Implicit constructor conversion only seems to work with a single conversion.
class A {
public:
A(std::string s) {}
};
class B {
public:
B(A a) { }
};
With the above code, running
B b{std::string("Hey")};
works fine.
On the other hand,
B b{"Hey"};
does not.
Does constructor conversion really only work with a single conversion, and why is this the case? To avoid possible ambiguity when different constructors are provided?
Does constructor conversion really only work with a single conversion?
A single user-defined conversion, yes. It can also involve standard conversions before or after that conversion.
why is this the case?
The simple answer is because that's how the language is specified.
More usefully: if two conversions were allowed, then the compiler would have to consider every type that it knows about, to determine whether there's a suitable intermediate type.

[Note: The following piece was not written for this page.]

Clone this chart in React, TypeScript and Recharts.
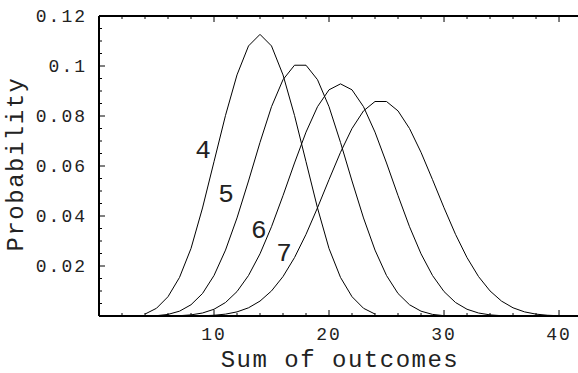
import React from "react";
import { LineChart, Line, XAxis, YAxis, ReferenceDot } from "recharts";

// sums of n six-sided dice and their probabilities
const sums4 = [4, 5, 6, 7, 8, 9, 10, 11, 12, 13, 14, 15, 16, 17, 18, 19, 20, 21, 22, 23, 24];
const probs4 = [
  0.00077, 0.00309, 0.00772, 0.01543, 0.02701, 0.04321, 0.06173, 0.08025, 0.09645, 0.10802, 0.11265,
  0.10802, 0.09645, 0.08025, 0.06173, 0.04321, 0.02701, 0.01543, 0.00772, 0.00309, 0.00077,
];

const sums5 = [5, 6, 7, 8, 9, 10, 11, 12, 13, 14, 15, 16, 17, 18, 19, 20, 21, 22, 23, 24, 25, 26, 27, 28, 29, 30];
const probs5 = [
  0.00013, 0.00064, 0.00193, 0.0045, 0.009, 0.0162, 0.02636, 0.03922, 0.05401, 0.06944, 0.08372, 0.09452, 0.10031,
  0.10031, 0.09452, 0.08372, 0.06944, 0.05401, 0.03922, 0.02636, 0.0162, 0.009, 0.0045, 0.00193, 0.00064, 0.00013,
];

const sums6 = [
  6, 7, 8, 9, 10, 11, 12, 13, 14, 15, 16, 17, 18, 19, 20, 21, 22, 23, 24, 25, 26, 27, 28, 29, 30, 31, 32, 33, 34, 35, 36,
];
const probs6 = [
  0.00002, 0.00013, 0.00045, 0.0012, 0.0027, 0.0054, 0.00977, 0.0162, 0.02488, 0.03571, 0.04816, 0.06121, 0.07354,
  0.08372, 0.09047, 0.09285, 0.09047, 0.08372, 0.07354, 0.06121, 0.04816, 0.03571, 0.02488, 0.0162, 0.00977, 0.0054,
  0.0027, 0.0012, 0.00045, 0.00013, 0.00002,
];

const sums7 = [
  7, 8, 9, 10, 11, 12, 13, 14, 15, 16, 17, 18, 19, 20, 21, 22, 23, 24, 25, 26, 27, 28, 29, 30, 31, 32, 33, 34, 35, 36,
  37, 38, 39, 40, 41, 42,
];
const probs7 = [
  0.0000036, 0.000025, 0.0001, 0.0003, 0.00075, 0.00165, 0.00328, 0.00596, 0.01003, 0.01578, 0.02336, 0.03266,
  0.04329, 0.05454, 0.06547, 0.07499, 0.08204, 0.0858, 0.0858, 0.08204, 0.07499, 0.06547, 0.05454, 0.04329, 0.03266,
  0.02336, 0.01578, 0.01003, 0.00596, 0.00328, 0.00165, 0.00075, 0.0003, 0.0001, 0.000025, 0.0000036,
];

const xTicks = [2, 4, 6, 8, 10, 12, 14, 16, 18, 20, 22, 24, 26, 28, 30, 32, 34, 36, 38, 40];
const xLabels = [10, 20, 30, 40];
const yTicks = [
  0.005, 0.01, 0.015, 0.02, 0.025, 0.03, 0.035, 0.04, 0.045, 0.05, 0.055, 0.06, 0.065, 0.07, 0.075, 0.08, 0.085,
  0.09, 0.095, 0.1, 0.105, 0.11, 0.115, 0.12,
];
const yLabels = [0.02, 0.04, 0.06, 0.08, 0.1, 0.12];

// curve names and where they sit in data space
const curveNames = ["4", "5", "6", "7"];
const curveNameX = [9.05, 11.05, 13.9, 16.1];
const curveNameY = [0.0668, 0.0492, 0.0348, 0.0256];

const series = [
  { key: "n4", sums: sums4, probs: probs4 },
  { key: "n5", sums: sums5, probs: probs5 },
  { key: "n6", sums: sums6, probs: probs6 },
  { key: "n7", sums: sums7, probs: probs7 },
];

const allSums = [4, 5, 6, ...sums7];

const mono = "'Liberation Mono', 'DejaVu Sans Mono', monospace";
const ink = "#222";

const isLabel = (v: number, list: number[]) => list.some((l) => Math.abs(l - v) < 1e-9);

const BottomTick = (props: any) => {
  const { x, y, payload } = props;
  const major = isLabel(payload.value, xLabels);
  return (
    <g>
      <line x1={x} x2={x} y1={y} y2={y - (major ? 6 : 3)} stroke="#000" strokeWidth={1} />
      {major && (
        <text x={x} y={y + 24} textAnchor="middle" fontFamily={mono} fontSize={18} letterSpacing={2} fill={ink}>
          {payload.value}
        </text>
      )}
    </g>
  );
};

const TopTick = (props: any) => {
  const { x, y, payload } = props;
  const major = isLabel(payload.value, xLabels);
  return <line x1={x} x2={x} y1={y} y2={y + (major ? 6 : 3)} stroke="#000" strokeWidth={1} />;
};

const LeftTick = (props: any) => {
  const { x, y, payload } = props;
  const major = isLabel(payload.value, yLabels);
  return (
    <g>
      <line x1={x} x2={x + (major ? 6 : 3)} y1={y} y2={y} stroke="#000" strokeWidth={1} />
      {major && (
        <text x={x - 12} y={y + 6} textAnchor="end" fontFamily={mono} fontSize={18} letterSpacing={2} fill={ink}>
          {String(payload.value)}
        </text>
      )}
    </g>
  );
};

export default function App() {
  const data = allSums.map((s) => {
    const row: Record<string, number | undefined> = { sum: s };
    series.forEach((sr) => {
      const i = sr.sums.indexOf(s);
      row[sr.key] = i >= 0 ? sr.probs[i] : undefined;
    });
    return row;
  });

  return (
    <div style={{ position: "absolute", left: 0, top: 0, background: "#fff" }}>
      <LineChart width={578} height={373} data={data} margin={{ top: 6, right: 0, bottom: 27, left: 39 }}>
        <XAxis
          dataKey="sum"
          type="number"
          domain={[0, 41.65]}
          allowDataOverflow
          ticks={xTicks}
          interval={0}
          height={30}
          tickSize={0}
          tickMargin={0}
          tickLine={false}
          tick={<BottomTick />}
          axisLine={{ stroke: "#000", strokeWidth: 2 }}
        />
        <XAxis
          xAxisId="top"
          orientation="top"
          dataKey="sum"
          type="number"
          domain={[0, 41.65]}
          allowDataOverflow
          ticks={xTicks}
          interval={0}
          height={10}
          tickSize={0}
          tickMargin={0}
          tickLine={false}
          tick={<TopTick />}
          axisLine={{ stroke: "#000", strokeWidth: 2 }}
        />
        <YAxis
          type="number"
          domain={[0, 0.12]}
          allowDataOverflow
          ticks={yTicks}
          interval={0}
          width={60}
          tickSize={0}
          tickMargin={0}
          tickLine={false}
          tick={<LeftTick />}
          axisLine={{ stroke: "#000", strokeWidth: 2 }}
        />
        {series.map((sr) => (
          <Line
            key={sr.key}
            dataKey={sr.key}
            type="linear"
            stroke="#000"
            strokeWidth={1}
            dot={false}
            activeDot={false}
            connectNulls={false}
            isAnimationActive={false}
          />
        ))}
        {curveNames.map((name, i) => (
          <ReferenceDot
            key={name}
            x={curveNameX[i]}
            y={curveNameY[i]}
            r={0}
            shape={(p: any) => (
              <text x={p.cx} y={p.cy + 9} textAnchor="middle" fontFamily={mono} fontSize={26} fill={ink}>
                {name}
              </text>
            )}
          />
        ))}
      </LineChart>
      <svg width={578} height={373} style={{ position: "absolute", left: 0, top: 0, pointerEvents: "none" }}>
        <text x={340} y={367} textAnchor="middle" fontFamily={mono} fontSize={24} letterSpacing={1.5} fill={ink}>
          Sum of outcomes
        </text>
        <text
          transform="translate(23,164) rotate(-90)"
          textAnchor="middle"
          fontFamily={mono}
          fontSize={24}
          letterSpacing={1.5}
          fill={ink}
        >
          Probability
        </text>
      </svg>
    </div>
  );
}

Not only would this be a lot of work (with a combinatorial explosion, if you allow any number of conversions), but you're likely to get ambiguities, and subtle changes of behaviour depending on which types happen to be defined at that point in the code.
B b{"Hey"}; requires conversion to std::string and then conversion to A, and that are two conversions.
Does constructor conversion really only work with a single conversion, and why is this the case?
Yes. That is what the standard requires.
[class.conv]/4 :
At most one user-defined conversion (constructor or conversion function) is implicitly applied to a single value.